A CRÍTICA – O sarampo havia sido erradicado no Brasil. Por que voltamos a falar sobre essa doença?
ALBERTO JORGE FÉLIX – Porque o vírus está circulando de novo nas Américas. Já tivemos casos na Bolívia, Argentina, México e nos Estados Unidos. Com o fluxo intenso de pessoas entre países, a doença pode chegar ao Brasil novamente. A cobertura vacinal caiu nos últimos anos e isso nos deixa vulneráveis. Se a gente baixar a guarda, o sarampo volta — e volta rápido.
A CRÍTICA – O surto na Bolívia preocupa o senhor?
ALBERTO JORGE FÉLIX – Muito. Mais de 200 casos já foram registrados por lá neste ano. O risco é maior em regiões de fronteira, como Corumbá e Ladário, onde há trânsito frequente de pessoas. Já tivemos casos importados no Brasil em outras ocasiões. O vírus é altamente contagioso. Uma pessoa infectada pode transmitir para 90% dos não vacinados com quem tiver contato.
A CRÍTICA – Quem deve se vacinar?
ALBERTO JORGE FÉLIX – Todas as pessoas entre seis meses e 59 anos devem ter suas doses atualizadas. As crianças tomam a primeira dose da tríplice viral aos 12 meses e a segunda aos 15 meses. Agora, com o risco elevado, recomendamos uma dose extra — a chamada dose zero — a partir dos seis meses. Adultos até 29 anos devem ter duas doses registradas. Entre 30 e 49 anos, uma dose é suficiente. Se a pessoa não lembra se tomou ou perdeu a caderneta, deve procurar a unidade de saúde mais próxima. É melhor tomar uma dose a mais do que ficar desprotegido.

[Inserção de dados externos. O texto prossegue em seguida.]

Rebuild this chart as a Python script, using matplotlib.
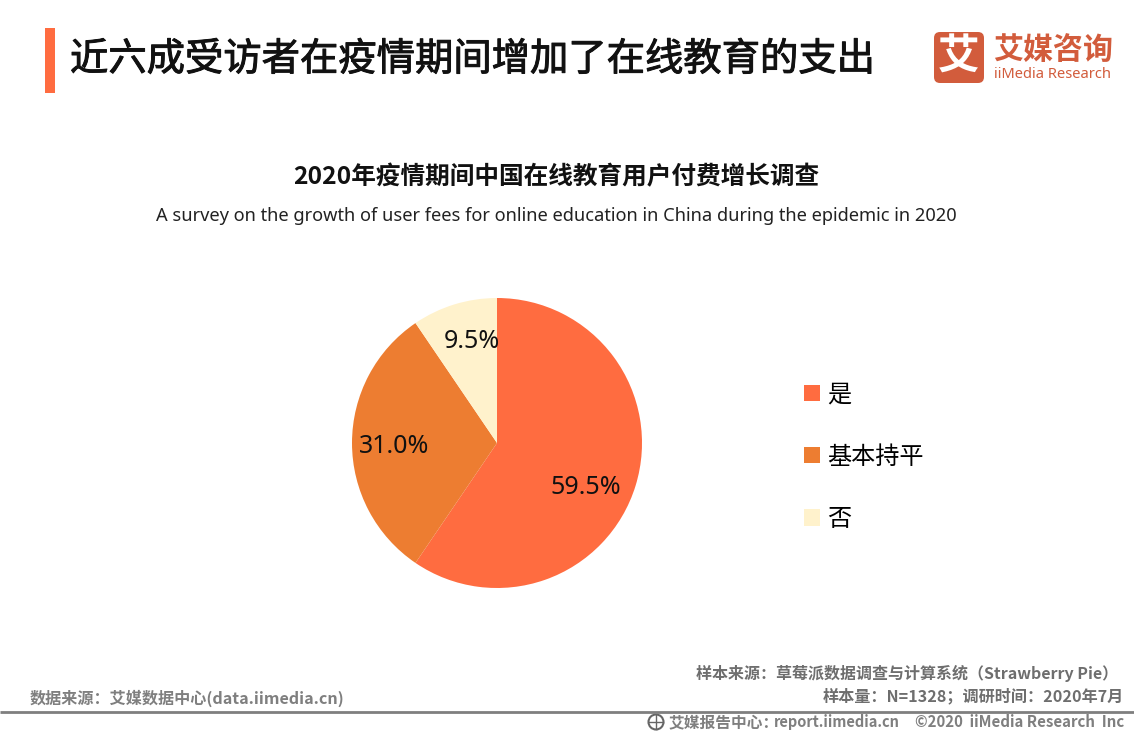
import matplotlib
matplotlib.use("Agg")
import matplotlib.pyplot as plt
import matplotlib.patheffects as pe
from matplotlib.patches import Rectangle, FancyBboxPatch, Circle

plt.rcParams['font.family'] = ['Noto Sans CJK SC', 'DejaVu Sans']

W, H = 1134, 737

categories = ['是', '基本持平', '否']
values = [59.5, 31.0, 9.5]
colors = ['#FF6C40', '#ED7D31', '#FFF2CC']

title = '近六成受访者在疫情期间增加了在线教育的支出'
chart_title = '2020年疫情期间中国在线教育用户付费增长调查'
chart_subtitle = 'A survey on the growth of user fees for online education in China during the epidemic in 2020'
source_left = '数据来源：艾媒数据中心(data.iimedia.cn)'
source_right_1 = '样本来源：草莓派数据调查与计算系统（Strawberry Pie）'
source_right_2 = '样本量：N=1328；调研时间：2020年7月'
footer_1 = '艾媒报告中心：'
footer_link = 'report.iimedia.cn'
footer_2 = '©2020  iiMedia Research  Inc'

fig = plt.figure(figsize=(W / 100, H / 100), dpi=100, facecolor='white')

# full figure overlay in pixel coords, y going down
bg = fig.add_axes([0, 0, 1, 1])
bg.set_xlim(0, W)
bg.set_ylim(H, 0)
bg.axis('off')

# title bar
bg.add_patch(Rectangle((45, 28), 10, 65, color='#FF6C40', lw=0))
t = bg.text(70, 60, title, fontsize=27.6, color='#111111', va='center', ha='left')
t.set_path_effects([pe.withStroke(linewidth=0.7, foreground='#111111')])

# logo
bg.add_patch(FancyBboxPatch((934, 32), 50, 51, boxstyle='round,pad=0,rounding_size=6', fc='#D25C3C', ec='none'))
bg.text(959, 58, '艾', fontsize=30, fontweight='bold', color='white', va='center', ha='center')
bg.text(1053, 50, '艾媒咨询', fontsize=21.6, fontweight='bold', color='#D25C3C', va='center', ha='center')
bg.text(1053, 74, 'iiMedia Research', fontsize=10.6, color='#D25C3C', va='center', ha='center', family=['Noto Sans'])

bg.text(556, 177, chart_title, fontsize=17.75, fontweight='bold', color='#111111', va='center', ha='center')
bg.text(556, 216, chart_subtitle, fontsize=13.15, color='#222222', va='center', ha='center', family=['Noto Sans'])

# footer
gray = '#7F7F7F'
bg.plot([0, W], [712, 712], color='#7F7F7F', lw=2, solid_capstyle='butt')
bg.text(30, 698, source_left, fontsize=11.6, fontweight='bold', color=gray, va='center', ha='left')
bg.text(1118, 673, source_right_1, fontsize=11.5, fontweight='bold', color='#6E6E6E', va='center', ha='right')
bg.text(1124, 696, source_right_2, fontsize=11.6, fontweight='bold', color='#6E6E6E', va='center', ha='right')
bg.text(669, 722, footer_1, fontsize=11.3, fontweight='bold', color=gray, va='center', ha='left')
bg.text(774, 722, footer_link, fontsize=10.5, fontweight='bold', color=gray, va='center', ha='left')
bg.text(1124, 722, footer_2, fontsize=10.8, fontweight='bold', color=gray, va='center', ha='right')
bg.add_patch(Circle((656, 722), 7.5, fc='none', ec='#666666', lw=1.5))
bg.plot([649, 663], [722, 722], color='#666666', lw=1)
bg.plot([656, 656], [715, 729], color='#666666', lw=1)

# pie, center 497,443 radius 145
r = 145
ax = fig.add_axes([(497 - r) / W, 1 - (443 + r) / H, 2 * r / W, 2 * r / H])
wedges, _, autotexts = ax.pie(values, colors=colors, startangle=90, counterclock=False,
                              radius=1.0, autopct='%.1f%%', pctdistance=0.7,
                              wedgeprops=dict(linewidth=0),
                              textprops=dict(fontsize=18, color='#111111'))
ax.set_xlim(-1, 1)
ax.set_ylim(-1, 1)
# labels sit a bit off the wedge middles in the original
for t, (x, y) in zip(autotexts, [(0.61, -0.31), (-0.71, -0.025), (-0.17, 0.70)]):
    t.set_position((x, y))
    t.set_family(['Noto Sans'])

leg = fig.legend(wedges, categories, loc='upper left', bbox_to_anchor=(804 / W, 1 - 381.5 / H),
                 frameon=False, fontsize=17.4, handlelength=0.66, handleheight=0.66,
                 handletextpad=0.28, labelspacing=1.5, borderpad=0, borderaxespad=0)

fig.savefig('out.png', dpi=100)
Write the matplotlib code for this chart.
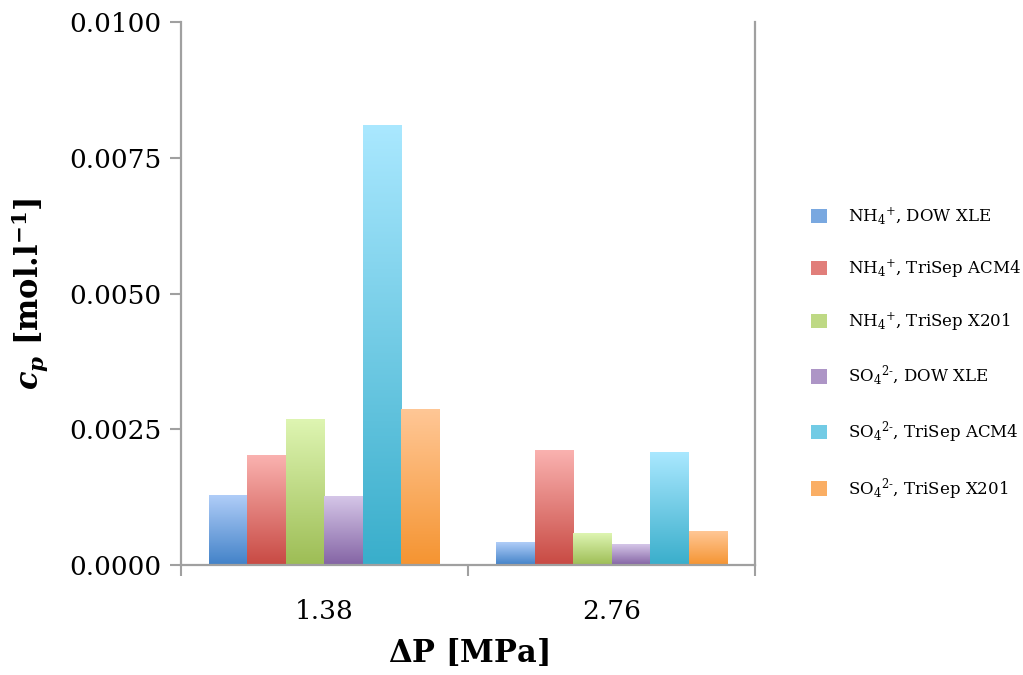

A CRÍTICA – Essa orientação vale para quem já teve sarampo?
ALBERTO JORGE FÉLIX – A pessoa que já teve a doença geralmente desenvolve imunidade. Mas, em caso de dúvida, o mais seguro é se vacinar. A vacina é segura, eficaz e está disponível gratuitamente no SUS.

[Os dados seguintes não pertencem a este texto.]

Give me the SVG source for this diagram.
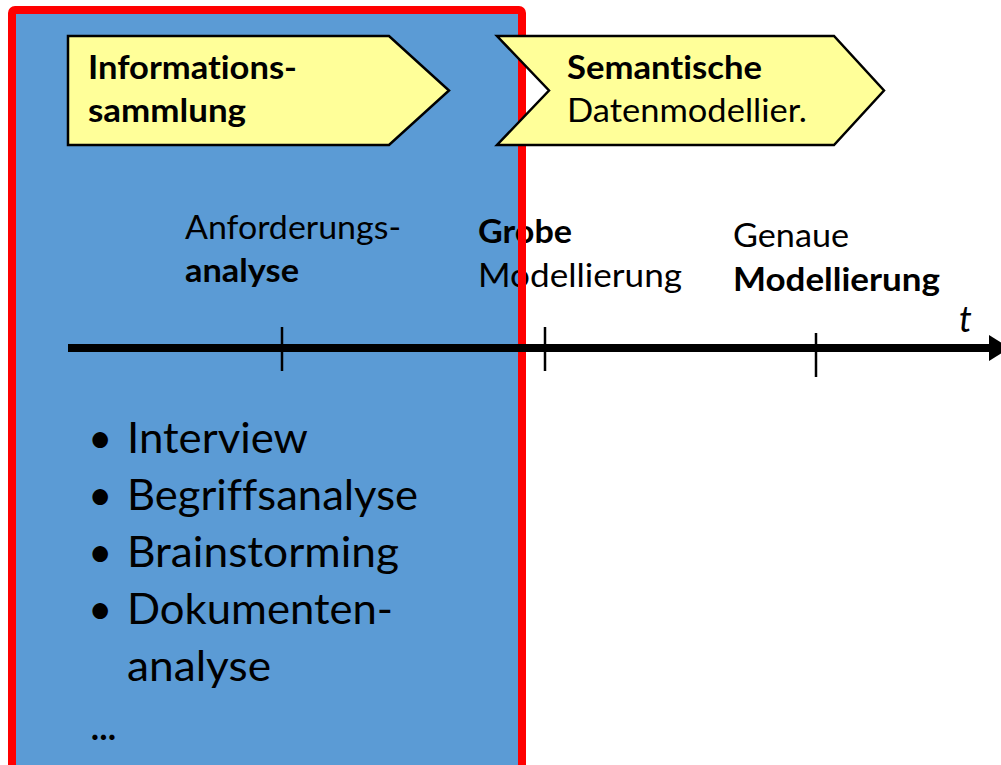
<svg xmlns="http://www.w3.org/2000/svg" width="1001" height="765" viewBox="0 0 1001 765">
  <style>
    .t { font-family: Lato, "Open Sans", "Liberation Sans", sans-serif; fill: #000; font-variant-ligatures: none; font-feature-settings: "liga" 0, "dlig" 0; }
    .b { font-weight: bold; }
    .hd { font-size: 33px; }
    .md { font-size: 32px; }
    .li { font-size: 42px; }
    .phase { fill: #FFFF99; stroke: #000; stroke-width: 2.5; stroke-linejoin: miter; }
    .tick { stroke: #000; stroke-width: 2.5; }
  </style>

  <!-- highlighted phase area -->
  <rect id="phase-area-fill" x="12" y="10" width="510" height="760" fill="#5B9BD5"/>

  <!-- milestone labels -->
  <g id="label-anforderung">
    <text class="t md" x="185" y="239" textLength="216" lengthAdjust="spacingAndGlyphs">Anforderungs-</text>
    <text class="t md b" x="185" y="282" textLength="114" lengthAdjust="spacingAndGlyphs">analyse</text>
  </g>
  <g id="label-grob">
    <text class="t md b" x="478" y="243" textLength="94" lengthAdjust="spacingAndGlyphs">Grobe</text>
    <text class="t md" x="478" y="287" textLength="204" lengthAdjust="spacingAndGlyphs">Modellierung</text>
  </g>
  <g id="label-genau">
    <text class="t md" x="733" y="247" textLength="116" lengthAdjust="spacingAndGlyphs">Genaue</text>
    <text class="t md b" x="733" y="291" textLength="207" lengthAdjust="spacingAndGlyphs">Modellierung</text>
  </g>

  <!-- method list -->
  <g id="methods">
    <text class="t li" x="88" y="453">•</text>
    <text class="t li" x="127" y="453" textLength="181" lengthAdjust="spacingAndGlyphs">Interview</text>
    <text class="t li" x="88" y="510">•</text>
    <text class="t li" x="127" y="510" textLength="291" lengthAdjust="spacingAndGlyphs">Begriffsanalyse</text>
    <text class="t li" x="88" y="567">•</text>
    <text class="t li" x="127" y="567" textLength="272" lengthAdjust="spacingAndGlyphs">Brainstorming</text>
    <text class="t li" x="88" y="624">•</text>
    <text class="t li" x="127" y="624" textLength="266" lengthAdjust="spacingAndGlyphs">Dokumenten-</text>
    <text class="t li" x="127" y="681" textLength="144" lengthAdjust="spacingAndGlyphs">analyse</text>
    <text class="t li" x="90" y="740" textLength="27" lengthAdjust="spacing">...</text>
  </g>

  <!-- frame of the highlighted area -->
  <rect id="phase-area-frame" x="12" y="10" width="510" height="760" rx="3" fill="none" stroke="#FF0000" stroke-width="8"/>

  <!-- phase arrows -->
  <g id="phase-informationssammlung">
    <polygon class="phase" points="68,36 389,36 449,90.5 389,145 68,145"/>
    <text class="t hd b" x="88" y="79" textLength="209" lengthAdjust="spacingAndGlyphs">Informations-</text>
    <text class="t hd b" x="88" y="122" textLength="158" lengthAdjust="spacingAndGlyphs">sammlung</text>
  </g>
  <g id="phase-datenmodellierung">
    <polygon class="phase" points="497,36 834,36 884,90.5 834,145 497,145 549,90.5"/>
    <text class="t hd b" x="567" y="79" textLength="195" lengthAdjust="spacingAndGlyphs">Semantische</text>
    <text class="t hd" x="567" y="122" textLength="240" lengthAdjust="spacingAndGlyphs">Datenmodellier.</text>
  </g>

  <!-- time axis -->
  <g id="connectors">
    <line x1="68" y1="348" x2="992" y2="348" stroke="#000" stroke-width="8"/>
    <polygon points="989,335 1010,348 989,361" fill="#000"/>
    <line class="tick" x1="282" y1="327" x2="282" y2="371"/>
    <line class="tick" x1="545" y1="327" x2="545" y2="371"/>
    <line class="tick" x1="816" y1="333" x2="816" y2="377"/>
  </g>
  <text class="t" x="959" y="332" font-size="36" font-style="italic">t</text>
</svg>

A CRÍTICA – O que diferencia o sarampo de outras viroses?
ALBERTO JORGE FÉLIX – Além de ser extremamente contagioso, o sarampo pode ter complicações graves. Em crianças pequenas, pode causar pneumonia, otite, encefalite. Em adultos, também pode ser perigoso. A doença começa com febre, mal-estar, tosse, conjuntivite e manchas vermelhas no corpo. Mas o problema maior é a rapidez com que ela se espalha.
A CRÍTICA – Quais os impactos da baixa cobertura vacinal?

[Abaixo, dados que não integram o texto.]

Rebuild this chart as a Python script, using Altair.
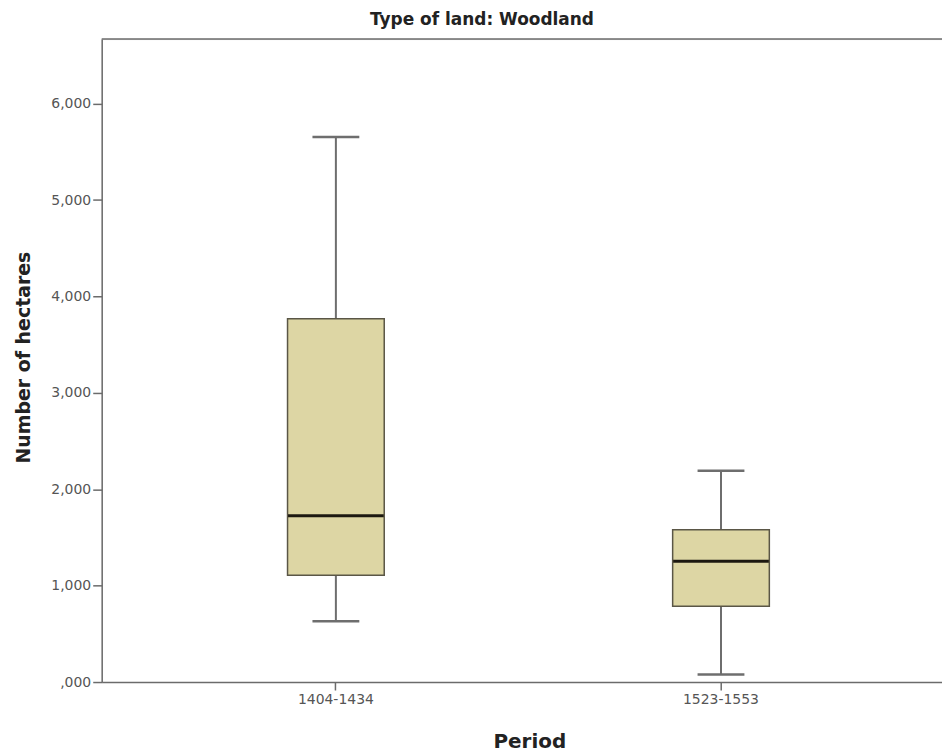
import altair as alt
import pandas as pd

# Summary statistics
periods = ["1404-1434", "1523-1553"]
whisker_low = [631, 77]
q1 = [1107, 786]
median = [1725, 1252]
q3 = [3770, 1580]
whisker_high = [5655, 2193]
y_ticks = [0, 1000, 2000, 3000, 4000, 5000, 6000]

df = pd.DataFrame({
    "Period": periods,
    "low": whisker_low,
    "q1": q1,
    "median": median,
    "q3": q3,
    "high": whisker_high,
})

FONT = "DejaVu Sans"
W, H = 843, 645

xscale = alt.Scale(domain=periods, paddingInner=0, paddingOuter=0.091, align=0.594)
yscale = alt.Scale(domain=[0, 6670], nice=False, zero=True)

xenc = alt.X(
    "Period:N", scale=xscale, sort=periods,
    axis=alt.Axis(
        title="Period", labelAngle=0, labelFontSize=14, labelColor="#555555",
        labelFont=FONT, labelPadding=3, tickSize=8, tickColor="#6b6b6b", tickWidth=1.5,
        domainColor="#6b6b6b", domainWidth=1.5,
        titleFont=FONT, titleFontSize=20, titleFontWeight="bold", titleColor="#222222",
        titleX=429, titleY=66, titleBaseline="alphabetic", titleAlign="center",
    ),
)

yaxis = alt.Axis(
    title="Number of  hectares", values=y_ticks, grid=False,
    labelExpr="datum.value == 0 ? ',000' : format(datum.value, ',')",
    labelFontSize=14, labelColor="#555555", labelFont=FONT, labelPadding=2,
    tickSize=9, tickColor="#6b6b6b", tickWidth=1.5,
    domainColor="#6b6b6b", domainWidth=1.5,
    titleFont=FONT, titleFontSize=19, titleFontWeight="bold", titleColor="#222222",
    titleX=-78, titleY=319, titleAngle=-90, titleBaseline="middle", titleAlign="center",
)

base = alt.Chart(df)

whisker = base.mark_rule(color="#6e6e6e", strokeWidth=2).encode(
    x=xenc,
    y=alt.Y("low:Q", scale=yscale, axis=yaxis),
    y2="high:Q",
)

caps_low = base.mark_tick(color="#6e6e6e", thickness=2.5, size=47, opacity=1).encode(
    x=alt.X("Period:N", scale=xscale, sort=periods),
    y=alt.Y("low:Q", scale=yscale),
)
caps_high = base.mark_tick(color="#6e6e6e", thickness=2.5, size=47, opacity=1).encode(
    x=alt.X("Period:N", scale=xscale, sort=periods),
    y=alt.Y("high:Q", scale=yscale),
)

box = base.mark_bar(size=97, fill="#ddd6a4", stroke="#5a5646", strokeWidth=1.5, opacity=1).encode(
    x=alt.X("Period:N", scale=xscale, sort=periods),
    y=alt.Y("q1:Q", scale=yscale),
    y2="q3:Q",
)

med = base.mark_tick(color="#1c1810", thickness=3, size=96, opacity=1).encode(
    x=alt.X("Period:N", scale=xscale, sort=periods),
    y=alt.Y("median:Q", scale=yscale),
)

top_border = alt.Chart(pd.DataFrame({"v": [0]})).mark_rule(
    color="#6b6b6b", strokeWidth=1.5
).encode(x=alt.value(0), x2=alt.value(W), y=alt.value(0))

chart = alt.layer(whisker, caps_low, caps_high, box, med, top_border).properties(
    width=W,
    height=H,
    title=alt.TitleParams(
        "Type of land: Woodland", font=FONT, fontSize=17, fontWeight="bold",
        color="#222222", anchor="middle", dx=-40, dy=15, offset=11, baseline="alphabetic",
    ),
    autosize=alt.AutoSizeParams(type="none"),
    padding={"left": 94, "top": 30, "right": 0, "bottom": 70},
).configure_view(stroke=None).configure(background="white")

chart.save("out.html", embed_options={"renderer": "svg", "actions": False})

ALBERTO JORGE FÉLIX – A queda na cobertura abre brechas para o vírus circular novamente. Nós perdemos o certificado de país livre do sarampo em 2016 e só recuperamos em 2024. Foi uma conquista. Mas manter esse status exige esforço contínuo. Não adianta termos 70% ou 80% de vacinados. Para conter o sarampo, a cobertura precisa estar acima de 95%.
A CRÍTICA – Além da vacina, o que mais pode ser feito?
ALBERTO JORGE FÉLIX – Manter as crianças bem alimentadas, hidratadas, com rotina saudável e evitar exposição em períodos de infecção. Mas nada substitui a vacina. Ela é a principal defesa que temos. É obrigação de todos manter a carteira de vacinação em dia.
A CRÍTICA – Como o senhor vê o papel das campanhas de comunicação nesse cenário?
ALBERTO JORGE FÉLIX – Essas campanhas são essenciais, ainda mais agora, com o volume de informações falsas circulando. A população precisa confiar na ciência. A vacina do sarampo é uma das mais eficazes que existem — tem entre 97% e 99% de eficácia. Falar sobre isso em rádio, TV, redes sociais e nas escolas é indispensável.
A CRÍTICA – O senhor sente que há resistência à vacinação?
ALBERTO JORGE FÉLIX – Em parte, sim. Há dúvidas, medo, desinformação. Mas muitas vezes é só falta de orientação mesmo. Quando a informação chega de forma clara, a maioria das pessoas entende a importância. A vacina é um ato de amor e responsabilidade.